#### WORK TO BE COMPLETED
Return each line of the records holding the string "that".

☆ ☆ ☆ ☆ ☆

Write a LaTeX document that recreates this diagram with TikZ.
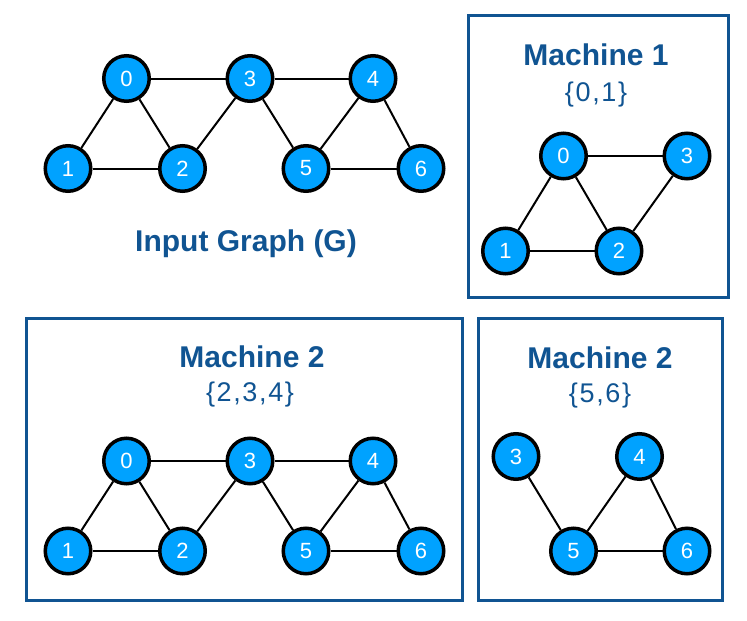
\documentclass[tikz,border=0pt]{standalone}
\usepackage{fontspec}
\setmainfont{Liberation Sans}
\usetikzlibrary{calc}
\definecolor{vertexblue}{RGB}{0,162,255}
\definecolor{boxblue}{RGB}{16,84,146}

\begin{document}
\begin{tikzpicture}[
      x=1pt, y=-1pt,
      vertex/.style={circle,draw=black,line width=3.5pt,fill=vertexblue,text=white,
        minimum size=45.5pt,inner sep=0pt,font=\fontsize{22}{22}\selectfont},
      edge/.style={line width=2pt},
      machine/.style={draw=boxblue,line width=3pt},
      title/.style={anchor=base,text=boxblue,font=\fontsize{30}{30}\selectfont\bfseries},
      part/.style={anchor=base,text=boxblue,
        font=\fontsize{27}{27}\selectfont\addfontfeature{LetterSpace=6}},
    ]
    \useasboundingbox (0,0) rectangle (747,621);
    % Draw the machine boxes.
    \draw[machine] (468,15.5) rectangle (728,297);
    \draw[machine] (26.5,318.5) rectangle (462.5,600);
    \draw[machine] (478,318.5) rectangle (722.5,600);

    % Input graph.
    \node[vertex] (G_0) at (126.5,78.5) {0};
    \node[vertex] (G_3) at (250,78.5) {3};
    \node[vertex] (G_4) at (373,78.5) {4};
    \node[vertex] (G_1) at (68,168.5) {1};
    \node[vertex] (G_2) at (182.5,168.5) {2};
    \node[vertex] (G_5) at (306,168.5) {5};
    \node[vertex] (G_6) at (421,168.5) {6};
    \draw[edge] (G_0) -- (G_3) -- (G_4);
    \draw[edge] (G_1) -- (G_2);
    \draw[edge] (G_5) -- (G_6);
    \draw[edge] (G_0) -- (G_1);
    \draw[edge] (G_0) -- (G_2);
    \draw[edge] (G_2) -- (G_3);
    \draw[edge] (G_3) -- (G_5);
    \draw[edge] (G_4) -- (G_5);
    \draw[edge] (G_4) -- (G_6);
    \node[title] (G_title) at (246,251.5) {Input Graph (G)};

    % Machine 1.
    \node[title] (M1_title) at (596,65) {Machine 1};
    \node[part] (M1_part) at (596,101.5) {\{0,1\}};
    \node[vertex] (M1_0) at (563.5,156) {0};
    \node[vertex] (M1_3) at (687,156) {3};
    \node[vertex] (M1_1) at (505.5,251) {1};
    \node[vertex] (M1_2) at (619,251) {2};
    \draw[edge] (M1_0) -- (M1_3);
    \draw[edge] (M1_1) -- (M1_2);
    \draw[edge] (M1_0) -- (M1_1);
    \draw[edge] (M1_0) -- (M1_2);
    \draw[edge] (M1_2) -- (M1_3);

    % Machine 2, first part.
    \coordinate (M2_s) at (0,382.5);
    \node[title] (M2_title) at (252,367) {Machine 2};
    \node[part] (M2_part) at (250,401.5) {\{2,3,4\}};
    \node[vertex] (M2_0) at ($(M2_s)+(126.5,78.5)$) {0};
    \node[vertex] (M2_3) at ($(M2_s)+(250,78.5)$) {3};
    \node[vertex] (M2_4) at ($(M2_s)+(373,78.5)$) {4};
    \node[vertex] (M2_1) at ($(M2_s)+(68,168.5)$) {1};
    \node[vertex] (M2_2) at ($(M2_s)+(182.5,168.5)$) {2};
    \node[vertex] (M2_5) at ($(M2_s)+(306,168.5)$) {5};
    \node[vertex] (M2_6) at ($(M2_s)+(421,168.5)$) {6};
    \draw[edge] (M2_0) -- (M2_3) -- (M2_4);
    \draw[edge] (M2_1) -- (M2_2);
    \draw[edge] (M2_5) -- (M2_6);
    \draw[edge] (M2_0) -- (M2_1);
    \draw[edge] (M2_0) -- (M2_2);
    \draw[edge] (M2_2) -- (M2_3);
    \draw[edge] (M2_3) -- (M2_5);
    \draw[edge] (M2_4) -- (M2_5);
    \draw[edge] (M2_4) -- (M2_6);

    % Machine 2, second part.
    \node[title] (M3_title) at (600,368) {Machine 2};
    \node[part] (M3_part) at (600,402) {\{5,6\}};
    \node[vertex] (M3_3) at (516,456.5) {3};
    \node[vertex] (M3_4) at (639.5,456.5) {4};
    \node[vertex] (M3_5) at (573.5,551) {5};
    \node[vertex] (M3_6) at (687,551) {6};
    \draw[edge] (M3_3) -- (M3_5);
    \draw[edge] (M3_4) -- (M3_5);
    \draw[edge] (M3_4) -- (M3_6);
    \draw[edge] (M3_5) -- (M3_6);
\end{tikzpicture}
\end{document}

☆ ☆ ☆ ☆ ☆

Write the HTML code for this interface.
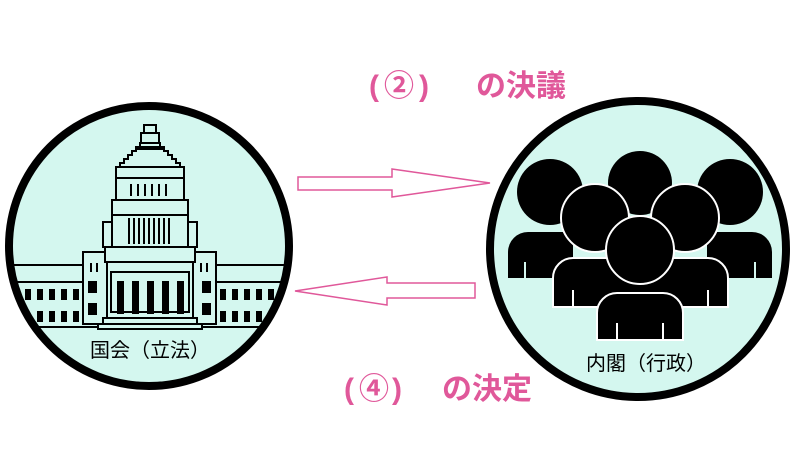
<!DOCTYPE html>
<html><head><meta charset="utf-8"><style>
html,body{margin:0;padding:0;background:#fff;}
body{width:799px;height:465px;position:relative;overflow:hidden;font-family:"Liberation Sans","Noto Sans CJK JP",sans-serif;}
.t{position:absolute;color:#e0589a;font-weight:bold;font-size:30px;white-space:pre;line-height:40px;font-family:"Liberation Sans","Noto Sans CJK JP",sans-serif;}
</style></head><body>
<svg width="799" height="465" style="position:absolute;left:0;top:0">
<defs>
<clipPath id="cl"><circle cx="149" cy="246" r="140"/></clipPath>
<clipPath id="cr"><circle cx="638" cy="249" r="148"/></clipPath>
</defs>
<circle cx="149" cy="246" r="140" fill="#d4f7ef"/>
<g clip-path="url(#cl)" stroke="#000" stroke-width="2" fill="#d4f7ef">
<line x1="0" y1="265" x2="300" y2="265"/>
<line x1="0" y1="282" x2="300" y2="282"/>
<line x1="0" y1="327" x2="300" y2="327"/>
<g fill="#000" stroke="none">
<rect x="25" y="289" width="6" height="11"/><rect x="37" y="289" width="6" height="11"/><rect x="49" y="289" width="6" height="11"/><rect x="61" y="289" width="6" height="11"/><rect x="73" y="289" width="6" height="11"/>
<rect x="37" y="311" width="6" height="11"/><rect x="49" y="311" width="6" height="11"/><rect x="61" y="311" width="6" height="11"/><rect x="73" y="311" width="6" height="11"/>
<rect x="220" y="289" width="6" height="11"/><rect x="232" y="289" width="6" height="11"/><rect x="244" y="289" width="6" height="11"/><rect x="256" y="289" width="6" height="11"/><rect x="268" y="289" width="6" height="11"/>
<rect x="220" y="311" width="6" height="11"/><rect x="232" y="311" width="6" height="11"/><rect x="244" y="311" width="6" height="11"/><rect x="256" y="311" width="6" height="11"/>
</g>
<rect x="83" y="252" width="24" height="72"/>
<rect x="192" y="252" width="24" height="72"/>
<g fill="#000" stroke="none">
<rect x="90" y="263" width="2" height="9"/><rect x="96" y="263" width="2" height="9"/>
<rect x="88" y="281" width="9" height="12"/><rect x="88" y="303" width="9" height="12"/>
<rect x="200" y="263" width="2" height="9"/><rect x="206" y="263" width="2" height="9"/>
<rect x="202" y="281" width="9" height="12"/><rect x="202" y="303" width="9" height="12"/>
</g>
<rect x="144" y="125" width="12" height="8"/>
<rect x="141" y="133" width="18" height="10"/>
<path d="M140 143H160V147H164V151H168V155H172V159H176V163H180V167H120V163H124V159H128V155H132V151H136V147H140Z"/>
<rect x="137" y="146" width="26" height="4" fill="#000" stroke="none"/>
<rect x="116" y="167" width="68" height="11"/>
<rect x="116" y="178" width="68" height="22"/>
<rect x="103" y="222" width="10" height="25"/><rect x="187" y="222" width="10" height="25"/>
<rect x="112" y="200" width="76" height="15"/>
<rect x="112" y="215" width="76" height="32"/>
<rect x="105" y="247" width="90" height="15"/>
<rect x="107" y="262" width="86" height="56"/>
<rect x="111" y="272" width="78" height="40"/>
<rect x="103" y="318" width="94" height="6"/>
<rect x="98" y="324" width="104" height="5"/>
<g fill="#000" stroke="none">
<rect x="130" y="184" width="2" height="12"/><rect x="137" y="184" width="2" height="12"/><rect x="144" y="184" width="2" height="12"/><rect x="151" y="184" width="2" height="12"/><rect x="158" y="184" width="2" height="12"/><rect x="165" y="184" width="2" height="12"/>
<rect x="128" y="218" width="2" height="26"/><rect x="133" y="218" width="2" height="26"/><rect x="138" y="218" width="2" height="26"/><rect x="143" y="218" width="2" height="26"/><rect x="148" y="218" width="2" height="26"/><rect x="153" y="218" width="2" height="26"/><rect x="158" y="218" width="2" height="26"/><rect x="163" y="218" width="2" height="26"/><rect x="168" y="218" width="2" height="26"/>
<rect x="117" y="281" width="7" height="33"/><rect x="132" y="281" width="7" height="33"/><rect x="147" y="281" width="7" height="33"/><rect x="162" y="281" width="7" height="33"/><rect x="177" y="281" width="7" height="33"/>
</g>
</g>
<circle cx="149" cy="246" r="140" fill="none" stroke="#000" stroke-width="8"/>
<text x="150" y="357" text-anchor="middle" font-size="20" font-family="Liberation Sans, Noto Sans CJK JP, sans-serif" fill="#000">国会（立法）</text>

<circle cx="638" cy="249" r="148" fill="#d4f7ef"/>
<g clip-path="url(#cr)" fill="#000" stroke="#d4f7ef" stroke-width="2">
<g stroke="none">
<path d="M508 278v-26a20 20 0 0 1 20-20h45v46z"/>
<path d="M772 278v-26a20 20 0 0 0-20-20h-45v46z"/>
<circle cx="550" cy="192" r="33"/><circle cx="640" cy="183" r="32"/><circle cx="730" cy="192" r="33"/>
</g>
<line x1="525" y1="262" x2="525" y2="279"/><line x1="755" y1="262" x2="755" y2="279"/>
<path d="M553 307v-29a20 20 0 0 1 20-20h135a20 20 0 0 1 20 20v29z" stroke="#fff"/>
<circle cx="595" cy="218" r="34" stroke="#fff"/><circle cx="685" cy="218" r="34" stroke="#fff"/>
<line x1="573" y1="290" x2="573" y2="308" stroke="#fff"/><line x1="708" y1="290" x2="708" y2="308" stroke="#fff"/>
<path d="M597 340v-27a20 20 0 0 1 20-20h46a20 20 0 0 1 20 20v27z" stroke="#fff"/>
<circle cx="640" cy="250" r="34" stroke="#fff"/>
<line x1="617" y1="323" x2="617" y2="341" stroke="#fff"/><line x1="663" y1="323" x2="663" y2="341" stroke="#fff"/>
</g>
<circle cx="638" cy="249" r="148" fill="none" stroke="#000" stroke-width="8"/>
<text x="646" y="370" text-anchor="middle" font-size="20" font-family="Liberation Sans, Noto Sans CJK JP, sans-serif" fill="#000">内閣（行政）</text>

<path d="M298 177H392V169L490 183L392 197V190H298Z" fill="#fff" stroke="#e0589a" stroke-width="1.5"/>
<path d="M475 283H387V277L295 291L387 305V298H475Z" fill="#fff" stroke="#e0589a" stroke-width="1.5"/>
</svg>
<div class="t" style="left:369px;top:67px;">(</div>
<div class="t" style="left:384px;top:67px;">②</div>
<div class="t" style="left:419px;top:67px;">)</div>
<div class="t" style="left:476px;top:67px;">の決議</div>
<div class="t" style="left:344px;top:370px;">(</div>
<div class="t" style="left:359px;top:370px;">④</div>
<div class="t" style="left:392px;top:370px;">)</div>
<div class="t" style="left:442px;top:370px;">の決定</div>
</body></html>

☆ ☆ ☆ ☆ ☆

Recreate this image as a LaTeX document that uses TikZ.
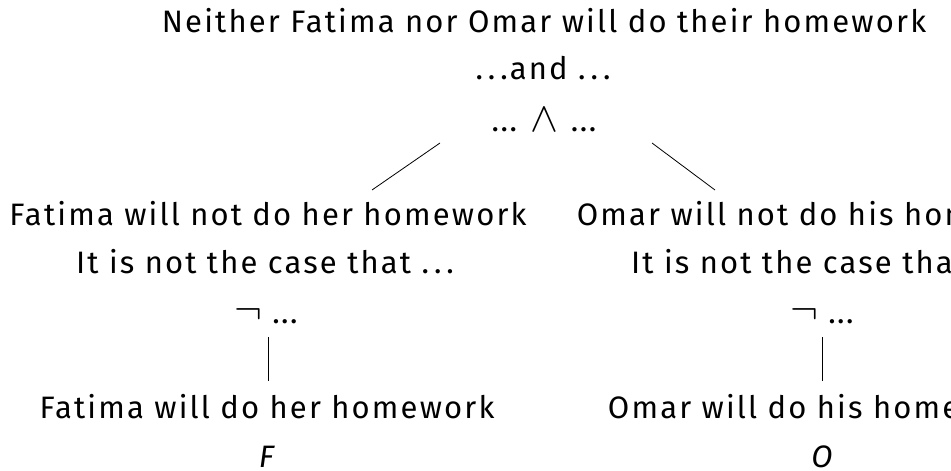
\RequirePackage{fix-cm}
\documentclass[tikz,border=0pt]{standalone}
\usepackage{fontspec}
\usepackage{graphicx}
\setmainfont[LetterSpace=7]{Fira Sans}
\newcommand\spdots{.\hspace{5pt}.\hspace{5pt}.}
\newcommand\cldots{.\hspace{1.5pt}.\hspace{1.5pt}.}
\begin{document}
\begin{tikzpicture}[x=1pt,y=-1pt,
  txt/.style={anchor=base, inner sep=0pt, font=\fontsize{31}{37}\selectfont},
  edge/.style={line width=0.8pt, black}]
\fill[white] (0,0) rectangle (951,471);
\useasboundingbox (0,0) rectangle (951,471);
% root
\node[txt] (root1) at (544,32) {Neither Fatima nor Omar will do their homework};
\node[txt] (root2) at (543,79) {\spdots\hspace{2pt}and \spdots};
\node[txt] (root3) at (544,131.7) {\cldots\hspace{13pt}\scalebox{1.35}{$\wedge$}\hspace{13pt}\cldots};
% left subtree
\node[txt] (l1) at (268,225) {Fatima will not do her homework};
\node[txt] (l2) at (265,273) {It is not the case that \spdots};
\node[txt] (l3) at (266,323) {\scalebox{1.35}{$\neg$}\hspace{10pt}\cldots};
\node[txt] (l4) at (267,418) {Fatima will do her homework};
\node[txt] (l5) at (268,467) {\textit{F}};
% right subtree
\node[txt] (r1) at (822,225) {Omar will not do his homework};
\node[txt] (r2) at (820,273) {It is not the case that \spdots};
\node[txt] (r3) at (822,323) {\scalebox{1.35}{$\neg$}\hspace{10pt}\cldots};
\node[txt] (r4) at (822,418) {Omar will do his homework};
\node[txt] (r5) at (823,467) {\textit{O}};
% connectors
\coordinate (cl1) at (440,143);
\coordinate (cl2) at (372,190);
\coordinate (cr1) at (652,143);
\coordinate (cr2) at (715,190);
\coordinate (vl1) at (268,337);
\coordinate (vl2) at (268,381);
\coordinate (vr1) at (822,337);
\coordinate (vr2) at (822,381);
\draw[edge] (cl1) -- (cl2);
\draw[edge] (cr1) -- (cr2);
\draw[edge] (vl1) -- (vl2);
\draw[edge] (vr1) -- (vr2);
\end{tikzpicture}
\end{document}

☆ ☆ ☆ ☆ ☆

#### WRITTEN ANSWER
Write a LaTeX document that recreates this diagram with TikZ.
Recreate this image as a LaTeX document that uses TikZ.
\node[txt] (l2) at (265,273) {It is not the case that \spdots};
\node[txt] (r2) at (820,273) {It is not the case that \spdots};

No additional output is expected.